FOUR PAINTED STRAW-GLAZED FEMALE MUSICIANS

EARLY TANG DYNASTY, 7TH CENTURY

Details
FOUR PAINTED STRAW-GLAZED FEMALE MUSICIANS
Early Tang Dynasty, 7th Century
Each kneeling, three holding musical instruments, their robes falling in folds around them and with traces of red-striped pigments, each with a black-painted topknot
6in. (15.2cm.) high (4)

Lot Essay

See The Silk Road, Treasures of Tang China, Singapore, 1991, Catalogue, pp. 78 and 79, for illustrations of unglazed musicians, and where it is noted that "the music and dance of Tang China reached new heights of sophistication with foreign influence. Foreign music and dance forms entered China via the Silk Road and became immensely popular during the Sui and Tang dynasties. Royalty, aristocrats and the man in the street loved the exotic foreign performing arts. The patronage of early Tang emperors such as Tai Zong, Xuan Zong and the Empress Wu Zetian provided a favorable environment for music and dance to flourish. In those days, music also played an integral part in the literary arts where popular Tang poems would be sung to rhythm and harmony". However, the Tang musicians were not just content to perform foreign music, they merged foreign elements with traditional Chinese styles to create a unique Tang sound. Thereafter, two types of performers appeared in the court, "the indoor sedentary performers" and the "outdoor standing performer." This group belongs to the former type who were accorded a higher status than those who performed outdoors.

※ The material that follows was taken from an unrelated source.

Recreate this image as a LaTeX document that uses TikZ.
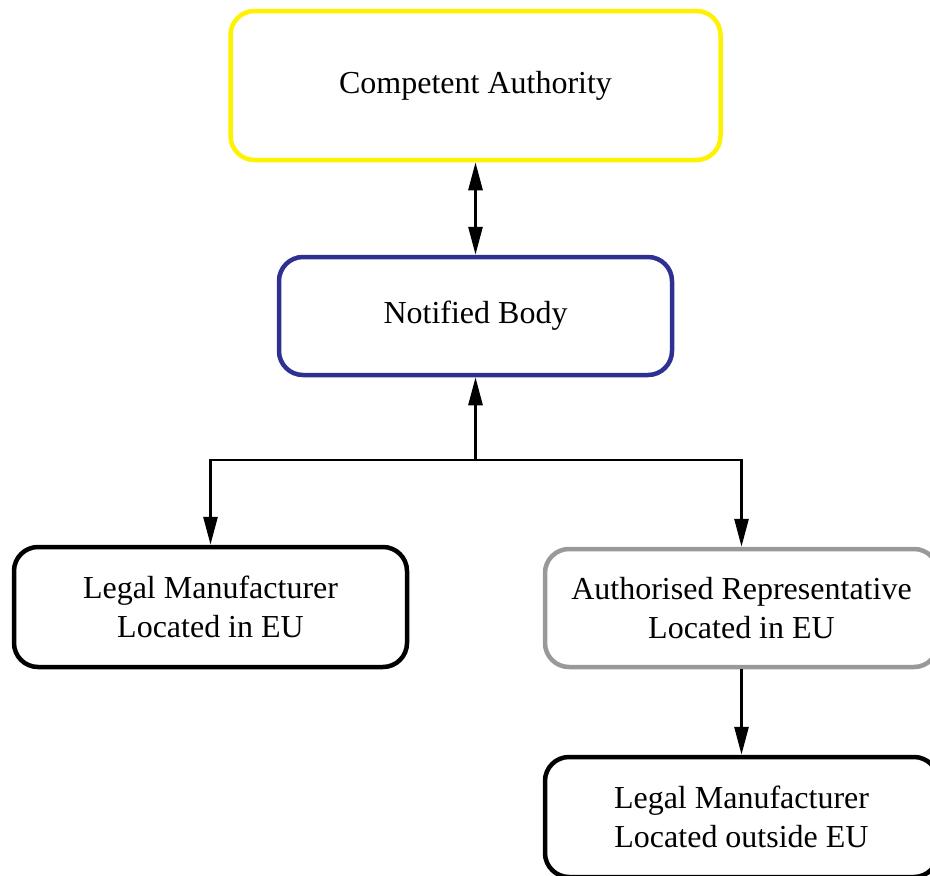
\documentclass[tikz,border=0pt]{standalone}
\usepackage{fontspec}
\setmainfont{Liberation Serif}
\usetikzlibrary{arrows.meta}
\definecolor{caYellow}{HTML}{FFF200}
\definecolor{nbBlue}{HTML}{2E3192}
\definecolor{arGray}{HTML}{999999}
\begin{document}
\begin{tikzpicture}[x=1pt,y=-1pt,
  box/.style={draw, fill=white, line width=4.5pt, rounded corners=24pt, align=center,
    font=\fontsize{32}{39}\selectfont, inner sep=0pt},
  tipshape/.style={},
  link/.style={line width=2.8pt, -{Triangle[length=28pt,width=14pt]}},
  duallink/.style={line width=2.8pt, {Triangle[length=28pt,width=14pt]}-{Triangle[length=28pt,width=14pt]}}]
\clip (0,0) rectangle (930,876);
\fill[white] (0,0) rectangle (930,876);

% organisations
\node[box, draw=caYellow, minimum width=490pt, minimum height=149pt] (ca) at (475.5,85.5) {Competent Authority};
\node[box, draw=nbBlue, minimum width=393pt, minimum height=118pt] (nb) at (475.5,316) {Notified Body};
\node[box, draw=black, minimum width=393pt, minimum height=120pt] (lmeu) at (210.5,607) {Legal Manufacturer\\Located in EU};
\node[box, draw=arGray, minimum width=393pt, minimum height=118pt] (ar) at (741.5,608) {Authorised Representative\\Located in EU};
\node[box, draw=black, minimum width=393pt, minimum height=120pt] (lmo) at (741.5,817) {Legal Manufacturer\\Located outside EU};

% relations
\coordinate (j) at (475.5,460);
\draw[duallink] (ca.south) -- (nb.north);
\draw[link] (j) -- (nb.south);
\draw[link] (j) -| (lmeu.north);
\draw[link] (j) -| (ar.north);
\draw[link] (ar.south) -- (lmo.north);
\end{tikzpicture}
\end{document}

For a depiction of Tang dynasty female musicians of this type, with similar hairstyles and costumes, see the rubbings from a stone coffin unearthed in 1973 from the tomb of Li Shou in Sanyuan, Shaanxi province, included in the exhibition, Treasures of Chang'an, Capital of the Silk Road, Hong Kong Museum of Art, 1993-1994, Catalogue, pp. 226 and 26, no. 6. A similar group of kneeling female musicians is illustrated by Qin Ting Yu in Zhongguo gudai taoci yishu (Chinese Ancient Ceramic Sculpture and Art), Beijing, 1957, fig. 53.

A group of musicians of similar type in the Metropolitan Museum of Art, New York, are illustrated by Suzanne Valenstein, A Handbook of Chinese Ceramics, 1975, no. 22.